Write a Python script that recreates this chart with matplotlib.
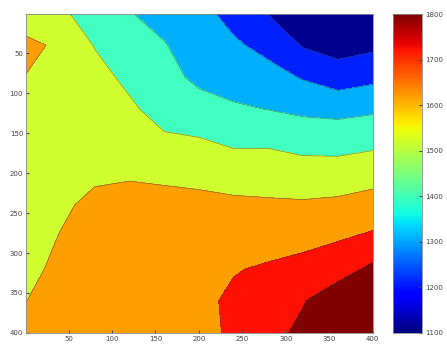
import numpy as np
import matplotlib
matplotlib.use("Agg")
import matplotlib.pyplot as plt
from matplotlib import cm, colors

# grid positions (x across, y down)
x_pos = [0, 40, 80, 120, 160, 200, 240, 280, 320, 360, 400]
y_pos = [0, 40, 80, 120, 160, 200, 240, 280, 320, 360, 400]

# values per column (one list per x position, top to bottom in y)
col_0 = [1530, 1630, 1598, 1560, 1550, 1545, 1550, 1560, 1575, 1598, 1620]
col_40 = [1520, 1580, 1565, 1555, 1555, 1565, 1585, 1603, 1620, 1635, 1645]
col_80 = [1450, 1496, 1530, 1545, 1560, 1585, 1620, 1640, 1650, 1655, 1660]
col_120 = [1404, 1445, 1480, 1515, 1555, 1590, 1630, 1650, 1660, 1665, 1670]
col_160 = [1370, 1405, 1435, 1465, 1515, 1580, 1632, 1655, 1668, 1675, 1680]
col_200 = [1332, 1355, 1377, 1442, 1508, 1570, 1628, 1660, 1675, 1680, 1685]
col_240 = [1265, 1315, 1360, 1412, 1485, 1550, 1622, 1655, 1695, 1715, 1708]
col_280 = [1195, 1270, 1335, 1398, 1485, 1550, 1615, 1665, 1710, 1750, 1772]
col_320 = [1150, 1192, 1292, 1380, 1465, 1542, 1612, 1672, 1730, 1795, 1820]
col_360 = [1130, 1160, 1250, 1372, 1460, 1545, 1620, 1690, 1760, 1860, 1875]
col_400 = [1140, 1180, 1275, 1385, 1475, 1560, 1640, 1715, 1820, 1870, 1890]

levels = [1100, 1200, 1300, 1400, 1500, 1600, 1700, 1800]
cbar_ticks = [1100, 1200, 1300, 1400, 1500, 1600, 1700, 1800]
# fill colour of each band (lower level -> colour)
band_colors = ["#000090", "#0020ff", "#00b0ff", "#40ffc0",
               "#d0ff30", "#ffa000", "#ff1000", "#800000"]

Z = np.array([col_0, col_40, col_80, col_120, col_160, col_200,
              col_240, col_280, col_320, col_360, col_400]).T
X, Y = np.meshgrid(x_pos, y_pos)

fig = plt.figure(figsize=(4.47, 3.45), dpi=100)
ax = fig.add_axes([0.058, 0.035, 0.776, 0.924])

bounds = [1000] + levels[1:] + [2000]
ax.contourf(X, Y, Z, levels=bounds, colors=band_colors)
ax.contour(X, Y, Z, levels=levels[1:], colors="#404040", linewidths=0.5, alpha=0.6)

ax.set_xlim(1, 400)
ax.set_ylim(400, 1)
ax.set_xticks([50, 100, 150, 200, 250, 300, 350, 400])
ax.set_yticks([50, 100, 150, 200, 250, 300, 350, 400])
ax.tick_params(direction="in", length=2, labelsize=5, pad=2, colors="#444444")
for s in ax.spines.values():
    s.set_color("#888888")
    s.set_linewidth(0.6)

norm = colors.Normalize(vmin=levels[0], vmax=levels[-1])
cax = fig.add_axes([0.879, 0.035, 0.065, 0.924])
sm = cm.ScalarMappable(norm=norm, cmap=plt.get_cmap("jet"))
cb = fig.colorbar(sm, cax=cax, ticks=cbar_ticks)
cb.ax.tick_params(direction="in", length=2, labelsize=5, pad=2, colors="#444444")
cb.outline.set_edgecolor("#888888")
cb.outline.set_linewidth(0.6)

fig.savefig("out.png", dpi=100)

*-*-*

What this task involves: Make an exact copy of all the material, but keep the pictures out of it.

Response to the exercise:
Write a Python script that recreates this chart with matplotlib.
import numpy as np
import matplotlib
matplotlib.use("Agg")
import matplotlib.pyplot as plt
from matplotlib import cm, colors

# grid positions (x across, y down)
x_pos = [0, 40, 80, 120, 160, 200, 240, 280, 320, 360, 400]
y_pos = [0, 40, 80, 120, 160, 200, 240, 280, 320, 360, 400]

# values per column (one list per x position, top to bottom in y)
col_0 = [1530, 1630, 1598, 1560, 1550, 1545, 1550, 1560, 1575, 1598, 1620]
col_40 = [1520, 1580, 1565, 1555, 1555, 1565, 1585, 1603, 1620, 1635, 1645]
col_80 = [1450, 1496, 1530, 1545, 1560, 1585, 1620, 1640, 1650, 1655, 1660]
col_120 = [1404, 1445, 1480, 1515, 1555, 1590, 1630, 1650, 1660, 1665, 1670]
col_160 = [1370, 1405, 1435, 1465, 1515, 1580, 1632, 1655, 1668, 1675, 1680]
col_200 = [1332, 1355, 1377, 1442, 1508, 1570, 1628, 1660, 1675, 1680, 1685]
col_240 = [1265, 1315, 1360, 1412, 1485, 1550, 1622, 1655, 1695, 1715, 1708]
col_280 = [1195, 1270, 1335, 1398, 1485, 1550, 1615, 1665, 1710, 1750, 1772]
col_320 = [1150, 1192, 1292, 1380, 1465, 1542, 1612, 1672, 1730, 1795, 1820]
col_360 = [1130, 1160, 1250, 1372, 1460, 1545, 1620, 1690, 1760, 1860, 1875]
col_400 = [1140, 1180, 1275, 1385, 1475, 1560, 1640, 1715, 1820, 1870, 1890]

levels = [1100, 1200, 1300, 1400, 1500, 1600, 1700, 1800]
cbar_ticks = [1100, 1200, 1300, 1400, 1500, 1600, 1700, 1800]
# fill colour of each band (lower level -> colour)
band_colors = ["#000090", "#0020ff", "#00b0ff", "#40ffc0",
               "#d0ff30", "#ffa000", "#ff1000", "#800000"]

Z = np.array([col_0, col_40, col_80, col_120, col_160, col_200,
              col_240, col_280, col_320, col_360, col_400]).T
X, Y = np.meshgrid(x_pos, y_pos)

fig = plt.figure(figsize=(4.47, 3.45), dpi=100)
ax = fig.add_axes([0.058, 0.035, 0.776, 0.924])

bounds = [1000] + levels[1:] + [2000]
ax.contourf(X, Y, Z, levels=bounds, colors=band_colors)
ax.contour(X, Y, Z, levels=levels[1:], colors="#404040", linewidths=0.5, alpha=0.6)

ax.set_xlim(1, 400)
ax.set_ylim(400, 1)
ax.set_xticks([50, 100, 150, 200, 250, 300, 350, 400])
ax.set_yticks([50, 100, 150, 200, 250, 300, 350, 400])
ax.tick_params(direction="in", length=2, labelsize=5, pad=2, colors="#444444")
for s in ax.spines.values():
    s.set_color("#888888")
    s.set_linewidth(0.6)

norm = colors.Normalize(vmin=levels[0], vmax=levels[-1])
cax = fig.add_axes([0.879, 0.035, 0.065, 0.924])
sm = cm.ScalarMappable(norm=norm, cmap=plt.get_cmap("jet"))
cb = fig.colorbar(sm, cax=cax, ticks=cbar_ticks)
cb.ax.tick_params(direction="in", length=2, labelsize=5, pad=2, colors="#444444")
cb.outline.set_edgecolor("#888888")
cb.outline.set_linewidth(0.6)

fig.savefig("out.png", dpi=100)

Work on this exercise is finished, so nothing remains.